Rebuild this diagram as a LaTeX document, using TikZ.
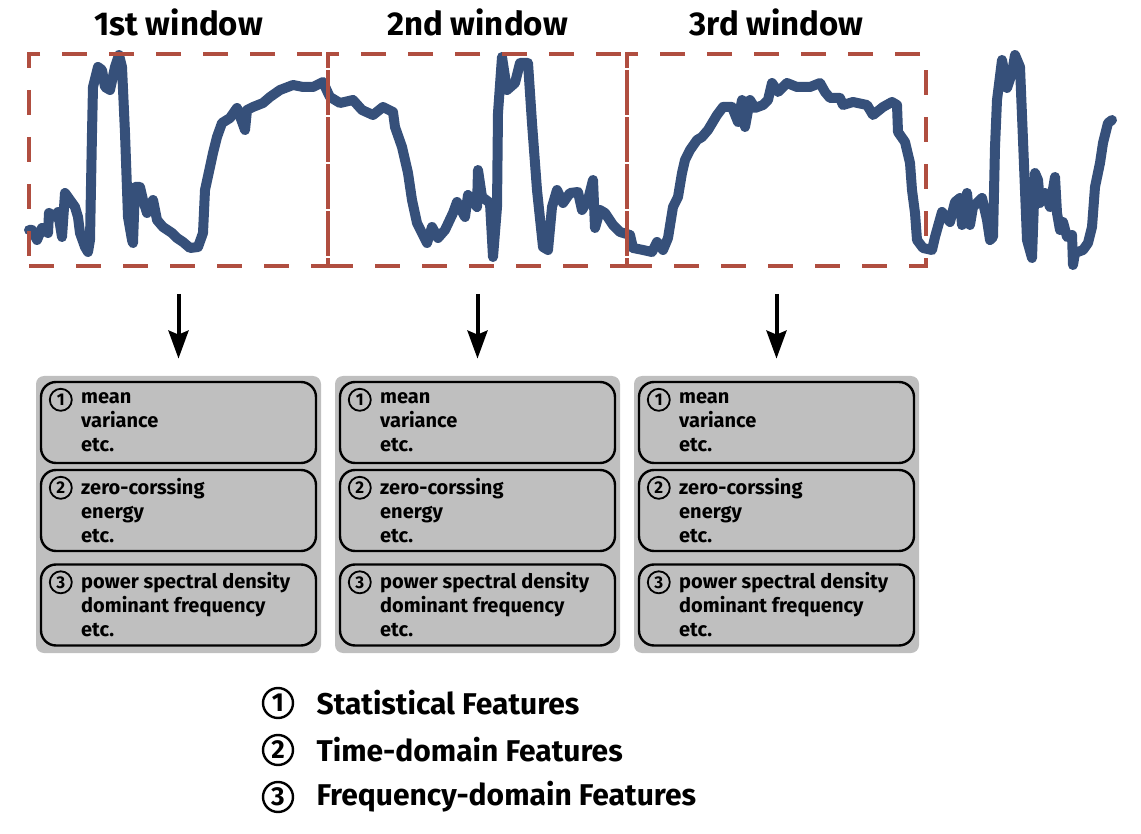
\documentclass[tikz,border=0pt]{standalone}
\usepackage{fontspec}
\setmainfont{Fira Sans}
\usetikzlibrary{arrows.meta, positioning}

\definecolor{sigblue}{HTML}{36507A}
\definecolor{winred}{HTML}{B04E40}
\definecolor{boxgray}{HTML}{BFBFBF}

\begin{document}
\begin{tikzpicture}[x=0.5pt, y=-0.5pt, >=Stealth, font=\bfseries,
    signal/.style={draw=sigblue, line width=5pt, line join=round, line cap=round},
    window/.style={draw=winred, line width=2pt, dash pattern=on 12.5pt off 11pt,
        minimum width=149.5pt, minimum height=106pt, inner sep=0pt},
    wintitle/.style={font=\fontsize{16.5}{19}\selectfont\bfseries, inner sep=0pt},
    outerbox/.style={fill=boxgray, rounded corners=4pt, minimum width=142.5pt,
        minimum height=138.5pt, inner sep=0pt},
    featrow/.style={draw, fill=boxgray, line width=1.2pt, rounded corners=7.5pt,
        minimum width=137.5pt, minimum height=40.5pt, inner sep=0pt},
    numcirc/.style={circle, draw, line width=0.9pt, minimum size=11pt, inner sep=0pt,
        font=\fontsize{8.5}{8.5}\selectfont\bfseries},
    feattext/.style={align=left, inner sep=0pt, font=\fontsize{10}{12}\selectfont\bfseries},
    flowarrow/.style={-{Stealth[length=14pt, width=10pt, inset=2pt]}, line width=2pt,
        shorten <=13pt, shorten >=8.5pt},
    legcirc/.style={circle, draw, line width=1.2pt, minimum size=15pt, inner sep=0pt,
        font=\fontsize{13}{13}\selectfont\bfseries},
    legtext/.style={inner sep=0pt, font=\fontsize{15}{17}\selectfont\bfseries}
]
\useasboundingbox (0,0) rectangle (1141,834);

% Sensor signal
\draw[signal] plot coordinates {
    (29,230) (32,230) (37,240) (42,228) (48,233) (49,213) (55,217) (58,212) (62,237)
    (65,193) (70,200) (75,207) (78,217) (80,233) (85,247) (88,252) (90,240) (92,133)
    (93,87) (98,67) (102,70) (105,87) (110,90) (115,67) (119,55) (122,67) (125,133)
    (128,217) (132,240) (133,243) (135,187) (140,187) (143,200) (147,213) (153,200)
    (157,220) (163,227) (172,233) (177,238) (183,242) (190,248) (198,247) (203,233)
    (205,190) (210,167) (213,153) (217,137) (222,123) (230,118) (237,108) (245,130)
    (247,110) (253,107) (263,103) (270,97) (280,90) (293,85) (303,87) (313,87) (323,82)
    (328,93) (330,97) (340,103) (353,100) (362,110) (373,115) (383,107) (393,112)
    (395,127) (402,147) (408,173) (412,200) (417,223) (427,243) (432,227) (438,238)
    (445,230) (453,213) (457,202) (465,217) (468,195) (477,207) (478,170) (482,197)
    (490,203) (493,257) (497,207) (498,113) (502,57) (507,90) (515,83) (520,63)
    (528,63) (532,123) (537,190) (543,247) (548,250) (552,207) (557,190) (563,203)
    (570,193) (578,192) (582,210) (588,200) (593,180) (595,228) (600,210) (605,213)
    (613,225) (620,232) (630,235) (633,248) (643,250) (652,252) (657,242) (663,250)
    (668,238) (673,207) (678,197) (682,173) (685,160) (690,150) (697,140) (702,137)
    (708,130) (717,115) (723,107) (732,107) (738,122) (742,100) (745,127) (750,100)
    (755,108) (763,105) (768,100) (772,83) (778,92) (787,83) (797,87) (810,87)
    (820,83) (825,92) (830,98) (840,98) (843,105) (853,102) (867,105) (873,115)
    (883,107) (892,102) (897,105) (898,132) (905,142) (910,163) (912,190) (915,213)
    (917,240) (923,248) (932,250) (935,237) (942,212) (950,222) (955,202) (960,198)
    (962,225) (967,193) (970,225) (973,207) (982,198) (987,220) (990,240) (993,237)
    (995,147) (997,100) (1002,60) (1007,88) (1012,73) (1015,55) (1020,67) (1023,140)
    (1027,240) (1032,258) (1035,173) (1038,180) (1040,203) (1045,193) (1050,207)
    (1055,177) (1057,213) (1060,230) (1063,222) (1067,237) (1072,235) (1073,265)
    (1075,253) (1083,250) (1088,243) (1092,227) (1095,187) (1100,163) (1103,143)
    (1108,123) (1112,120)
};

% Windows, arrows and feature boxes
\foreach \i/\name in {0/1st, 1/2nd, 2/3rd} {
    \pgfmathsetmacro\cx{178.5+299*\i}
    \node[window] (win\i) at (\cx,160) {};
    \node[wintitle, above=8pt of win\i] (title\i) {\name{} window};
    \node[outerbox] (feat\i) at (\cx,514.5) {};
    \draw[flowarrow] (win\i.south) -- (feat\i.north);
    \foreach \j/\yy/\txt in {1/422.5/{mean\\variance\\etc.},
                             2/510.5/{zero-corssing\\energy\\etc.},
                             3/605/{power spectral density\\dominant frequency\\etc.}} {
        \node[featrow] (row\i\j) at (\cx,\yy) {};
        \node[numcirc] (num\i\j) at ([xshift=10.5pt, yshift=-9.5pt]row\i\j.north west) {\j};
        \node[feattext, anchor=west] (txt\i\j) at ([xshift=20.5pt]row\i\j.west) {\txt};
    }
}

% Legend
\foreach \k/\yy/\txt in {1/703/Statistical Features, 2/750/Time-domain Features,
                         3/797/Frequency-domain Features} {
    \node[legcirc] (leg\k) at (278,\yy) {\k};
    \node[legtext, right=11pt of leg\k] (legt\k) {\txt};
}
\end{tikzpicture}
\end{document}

What the exercise asks: With the pictures left out, restate word for word every line of the data above, from the first down to the line that contains "(0,0) rectangle (1141,834);".

Exercise result:
Rebuild this diagram as a LaTeX document, using TikZ.
\documentclass[tikz,border=0pt]{standalone}
\usepackage{fontspec}
\setmainfont{Fira Sans}
\usetikzlibrary{arrows.meta, positioning}

\definecolor{sigblue}{HTML}{36507A}
\definecolor{winred}{HTML}{B04E40}
\definecolor{boxgray}{HTML}{BFBFBF}

\begin{document}
\begin{tikzpicture}[x=0.5pt, y=-0.5pt, >=Stealth, font=\bfseries,
    signal/.style={draw=sigblue, line width=5pt, line join=round, line cap=round},
    window/.style={draw=winred, line width=2pt, dash pattern=on 12.5pt off 11pt,
        minimum width=149.5pt, minimum height=106pt, inner sep=0pt},
    wintitle/.style={font=\fontsize{16.5}{19}\selectfont\bfseries, inner sep=0pt},
    outerbox/.style={fill=boxgray, rounded corners=4pt, minimum width=142.5pt,
        minimum height=138.5pt, inner sep=0pt},
    featrow/.style={draw, fill=boxgray, line width=1.2pt, rounded corners=7.5pt,
        minimum width=137.5pt, minimum height=40.5pt, inner sep=0pt},
    numcirc/.style={circle, draw, line width=0.9pt, minimum size=11pt, inner sep=0pt,
        font=\fontsize{8.5}{8.5}\selectfont\bfseries},
    feattext/.style={align=left, inner sep=0pt, font=\fontsize{10}{12}\selectfont\bfseries},
    flowarrow/.style={-{Stealth[length=14pt, width=10pt, inset=2pt]}, line width=2pt,
        shorten <=13pt, shorten >=8.5pt},
    legcirc/.style={circle, draw, line width=1.2pt, minimum size=15pt, inner sep=0pt,
        font=\fontsize{13}{13}\selectfont\bfseries},
    legtext/.style={inner sep=0pt, font=\fontsize{15}{17}\selectfont\bfseries}
]
\useasboundingbox (0,0) rectangle (1141,834);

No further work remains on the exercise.